Are Finer Citations Always Better? Rethinking Granularity for Attributed Generation
Hexuan Wang, Jingyu Zhang, Benjamin Van Durme, Daniel Khashabi

TL;DR
This paper investigates how citation granularity affects attributed generation, revealing that intermediate levels like paragraph citations optimize attribution quality and that fine-grained citations can impair model performance.
Contribution
It demonstrates that citation granularity significantly impacts attribution quality, with optimal levels varying by model scale, challenging the assumption that finer citations are always better.
Findings
Attribution quality peaks at intermediate granularities like paragraph-level.
Fine-grained (sentence-level) citations degrade attribution quality by 16-276%.

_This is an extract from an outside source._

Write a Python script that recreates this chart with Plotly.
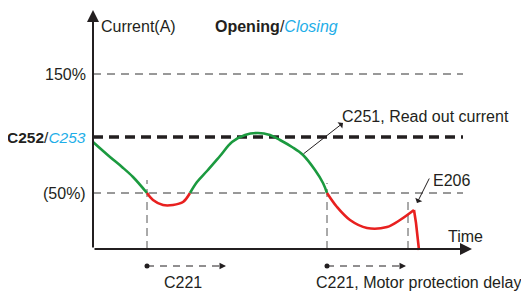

Larger models are more negatively affected by fine-grained citation constraints.
Abstract
Citation granularity - whether to cite individual sentences, paragraphs, or documents - is a critical design choice in attributed generation. While fine-grained citations are often preferred for precise human verification, their impact on model performance remains under-explored. We analyze four model scales (8B-120B) and demonstrate that enforcing fine-grained citations degrades attribution quality by 16-276% compared to the best-performing granularity. We observe a consistent performance pattern where attribution quality peaks at intermediate granularities (paragraph-level). Our analysis suggests that fine-grained (sentence-level) citations disrupt necessary semantic dependencies for attributing evidence to answer claims, while excessively coarse citations (multi-paragraph) introduce distracting noise. Importantly, the magnitude of this performance gap varies non-monotonically with…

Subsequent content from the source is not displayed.